Entries follow. Set all of them down as they stand.
-- BEGIN RAW RECORDS --
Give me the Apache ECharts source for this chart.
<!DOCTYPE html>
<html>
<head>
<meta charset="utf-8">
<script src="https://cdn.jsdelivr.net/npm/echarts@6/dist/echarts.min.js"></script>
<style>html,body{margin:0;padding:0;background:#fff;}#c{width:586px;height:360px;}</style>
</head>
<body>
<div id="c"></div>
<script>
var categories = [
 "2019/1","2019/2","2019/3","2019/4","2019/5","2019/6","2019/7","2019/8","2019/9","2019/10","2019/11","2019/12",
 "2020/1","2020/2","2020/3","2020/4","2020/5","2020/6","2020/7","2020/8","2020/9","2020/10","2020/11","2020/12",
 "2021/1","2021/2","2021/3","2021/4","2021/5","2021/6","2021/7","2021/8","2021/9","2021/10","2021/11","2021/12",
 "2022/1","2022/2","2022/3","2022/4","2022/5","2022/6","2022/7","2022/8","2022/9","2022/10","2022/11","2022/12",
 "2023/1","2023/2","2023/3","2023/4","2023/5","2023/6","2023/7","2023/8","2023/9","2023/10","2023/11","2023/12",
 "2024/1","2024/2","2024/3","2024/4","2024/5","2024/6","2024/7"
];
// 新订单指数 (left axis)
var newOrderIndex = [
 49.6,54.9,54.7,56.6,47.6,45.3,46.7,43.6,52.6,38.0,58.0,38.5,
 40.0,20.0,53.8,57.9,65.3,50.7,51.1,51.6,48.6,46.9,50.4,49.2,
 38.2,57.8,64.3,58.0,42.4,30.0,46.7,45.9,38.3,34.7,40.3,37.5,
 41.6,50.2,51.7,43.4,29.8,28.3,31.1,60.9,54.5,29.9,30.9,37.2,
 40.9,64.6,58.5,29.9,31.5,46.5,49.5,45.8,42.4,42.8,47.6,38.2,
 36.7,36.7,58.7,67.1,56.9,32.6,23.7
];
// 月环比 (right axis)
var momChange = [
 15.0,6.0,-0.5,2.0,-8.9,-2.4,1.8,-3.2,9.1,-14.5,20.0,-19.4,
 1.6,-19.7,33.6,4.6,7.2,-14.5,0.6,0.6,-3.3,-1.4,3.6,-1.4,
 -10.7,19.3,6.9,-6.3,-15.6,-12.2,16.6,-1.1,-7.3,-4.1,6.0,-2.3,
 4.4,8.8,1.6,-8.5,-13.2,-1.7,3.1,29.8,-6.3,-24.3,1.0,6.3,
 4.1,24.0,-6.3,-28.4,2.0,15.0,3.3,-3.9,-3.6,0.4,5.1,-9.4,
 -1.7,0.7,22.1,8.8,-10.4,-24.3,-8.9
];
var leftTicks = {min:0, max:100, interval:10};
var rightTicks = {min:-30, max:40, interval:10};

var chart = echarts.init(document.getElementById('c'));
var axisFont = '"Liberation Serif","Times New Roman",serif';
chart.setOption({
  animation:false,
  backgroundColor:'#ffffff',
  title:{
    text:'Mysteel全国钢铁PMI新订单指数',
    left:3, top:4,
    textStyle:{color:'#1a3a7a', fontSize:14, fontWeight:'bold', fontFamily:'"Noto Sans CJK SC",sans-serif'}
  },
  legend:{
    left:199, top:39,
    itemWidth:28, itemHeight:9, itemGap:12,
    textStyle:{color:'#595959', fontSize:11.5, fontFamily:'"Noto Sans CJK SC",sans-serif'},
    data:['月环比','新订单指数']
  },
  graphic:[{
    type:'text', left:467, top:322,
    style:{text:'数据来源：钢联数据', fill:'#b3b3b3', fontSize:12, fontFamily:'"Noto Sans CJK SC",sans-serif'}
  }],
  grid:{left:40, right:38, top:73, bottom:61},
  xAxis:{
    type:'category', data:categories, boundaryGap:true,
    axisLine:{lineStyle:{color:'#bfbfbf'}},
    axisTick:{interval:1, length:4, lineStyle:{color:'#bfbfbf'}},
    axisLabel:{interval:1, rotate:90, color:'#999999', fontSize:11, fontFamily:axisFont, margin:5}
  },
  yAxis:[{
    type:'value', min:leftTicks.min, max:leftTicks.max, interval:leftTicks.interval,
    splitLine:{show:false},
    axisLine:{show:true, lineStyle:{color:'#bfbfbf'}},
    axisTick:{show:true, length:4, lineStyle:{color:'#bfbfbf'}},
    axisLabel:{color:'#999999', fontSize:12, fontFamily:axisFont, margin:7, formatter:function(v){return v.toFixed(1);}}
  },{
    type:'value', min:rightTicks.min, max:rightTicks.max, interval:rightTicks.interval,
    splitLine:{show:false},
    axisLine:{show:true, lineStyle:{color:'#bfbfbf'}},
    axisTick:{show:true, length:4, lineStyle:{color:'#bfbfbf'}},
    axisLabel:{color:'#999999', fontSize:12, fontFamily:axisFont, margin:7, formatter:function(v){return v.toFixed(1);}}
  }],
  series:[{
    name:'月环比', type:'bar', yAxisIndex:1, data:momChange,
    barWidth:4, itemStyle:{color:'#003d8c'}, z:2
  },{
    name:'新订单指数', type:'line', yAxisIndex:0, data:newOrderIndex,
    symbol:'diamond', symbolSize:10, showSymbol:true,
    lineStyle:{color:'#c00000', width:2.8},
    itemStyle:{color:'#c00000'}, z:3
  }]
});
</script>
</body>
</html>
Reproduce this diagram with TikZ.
-- END RAW RECORDS --
**FULL ANSWER**
Give me the Apache ECharts source for this chart.
<!DOCTYPE html>
<html>
<head>
<meta charset="utf-8">
<script src="https://cdn.jsdelivr.net/npm/echarts@6/dist/echarts.min.js"></script>
<style>html,body{margin:0;padding:0;background:#fff;}#c{width:586px;height:360px;}</style>
</head>
<body>
<div id="c"></div>
<script>
var categories = [
 "2019/1","2019/2","2019/3","2019/4","2019/5","2019/6","2019/7","2019/8","2019/9","2019/10","2019/11","2019/12",
 "2020/1","2020/2","2020/3","2020/4","2020/5","2020/6","2020/7","2020/8","2020/9","2020/10","2020/11","2020/12",
 "2021/1","2021/2","2021/3","2021/4","2021/5","2021/6","2021/7","2021/8","2021/9","2021/10","2021/11","2021/12",
 "2022/1","2022/2","2022/3","2022/4","2022/5","2022/6","2022/7","2022/8","2022/9","2022/10","2022/11","2022/12",
 "2023/1","2023/2","2023/3","2023/4","2023/5","2023/6","2023/7","2023/8","2023/9","2023/10","2023/11","2023/12",
 "2024/1","2024/2","2024/3","2024/4","2024/5","2024/6","2024/7"
];
// 新订单指数 (left axis)
var newOrderIndex = [
 49.6,54.9,54.7,56.6,47.6,45.3,46.7,43.6,52.6,38.0,58.0,38.5,
 40.0,20.0,53.8,57.9,65.3,50.7,51.1,51.6,48.6,46.9,50.4,49.2,
 38.2,57.8,64.3,58.0,42.4,30.0,46.7,45.9,38.3,34.7,40.3,37.5,
 41.6,50.2,51.7,43.4,29.8,28.3,31.1,60.9,54.5,29.9,30.9,37.2,
 40.9,64.6,58.5,29.9,31.5,46.5,49.5,45.8,42.4,42.8,47.6,38.2,
 36.7,36.7,58.7,67.1,56.9,32.6,23.7
];
// 月环比 (right axis)
var momChange = [
 15.0,6.0,-0.5,2.0,-8.9,-2.4,1.8,-3.2,9.1,-14.5,20.0,-19.4,
 1.6,-19.7,33.6,4.6,7.2,-14.5,0.6,0.6,-3.3,-1.4,3.6,-1.4,
 -10.7,19.3,6.9,-6.3,-15.6,-12.2,16.6,-1.1,-7.3,-4.1,6.0,-2.3,
 4.4,8.8,1.6,-8.5,-13.2,-1.7,3.1,29.8,-6.3,-24.3,1.0,6.3,
 4.1,24.0,-6.3,-28.4,2.0,15.0,3.3,-3.9,-3.6,0.4,5.1,-9.4,
 -1.7,0.7,22.1,8.8,-10.4,-24.3,-8.9
];
var leftTicks = {min:0, max:100, interval:10};
var rightTicks = {min:-30, max:40, interval:10};

var chart = echarts.init(document.getElementById('c'));
var axisFont = '"Liberation Serif","Times New Roman",serif';
chart.setOption({
  animation:false,
  backgroundColor:'#ffffff',
  title:{
    text:'Mysteel全国钢铁PMI新订单指数',
    left:3, top:4,
    textStyle:{color:'#1a3a7a', fontSize:14, fontWeight:'bold', fontFamily:'"Noto Sans CJK SC",sans-serif'}
  },
  legend:{
    left:199, top:39,
    itemWidth:28, itemHeight:9, itemGap:12,
    textStyle:{color:'#595959', fontSize:11.5, fontFamily:'"Noto Sans CJK SC",sans-serif'},
    data:['月环比','新订单指数']
  },
  graphic:[{
    type:'text', left:467, top:322,
    style:{text:'数据来源：钢联数据', fill:'#b3b3b3', fontSize:12, fontFamily:'"Noto Sans CJK SC",sans-serif'}
  }],
  grid:{left:40, right:38, top:73, bottom:61},
  xAxis:{
    type:'category', data:categories, boundaryGap:true,
    axisLine:{lineStyle:{color:'#bfbfbf'}},
    axisTick:{interval:1, length:4, lineStyle:{color:'#bfbfbf'}},
    axisLabel:{interval:1, rotate:90, color:'#999999', fontSize:11, fontFamily:axisFont, margin:5}
  },
  yAxis:[{
    type:'value', min:leftTicks.min, max:leftTicks.max, interval:leftTicks.interval,
    splitLine:{show:false},
    axisLine:{show:true, lineStyle:{color:'#bfbfbf'}},
    axisTick:{show:true, length:4, lineStyle:{color:'#bfbfbf'}},
    axisLabel:{color:'#999999', fontSize:12, fontFamily:axisFont, margin:7, formatter:function(v){return v.toFixed(1);}}
  },{
    type:'value', min:rightTicks.min, max:rightTicks.max, interval:rightTicks.interval,
    splitLine:{show:false},
    axisLine:{show:true, lineStyle:{color:'#bfbfbf'}},
    axisTick:{show:true, length:4, lineStyle:{color:'#bfbfbf'}},
    axisLabel:{color:'#999999', fontSize:12, fontFamily:axisFont, margin:7, formatter:function(v){return v.toFixed(1);}}
  }],
  series:[{
    name:'月环比', type:'bar', yAxisIndex:1, data:momChange,
    barWidth:4, itemStyle:{color:'#003d8c'}, z:2
  },{
    name:'新订单指数', type:'line', yAxisIndex:0, data:newOrderIndex,
    symbol:'diamond', symbolSize:10, showSymbol:true,
    lineStyle:{color:'#c00000', width:2.8},
    itemStyle:{color:'#c00000'}, z:3
  }]
});
</script>
</body>
</html>
Reproduce this diagram with TikZ.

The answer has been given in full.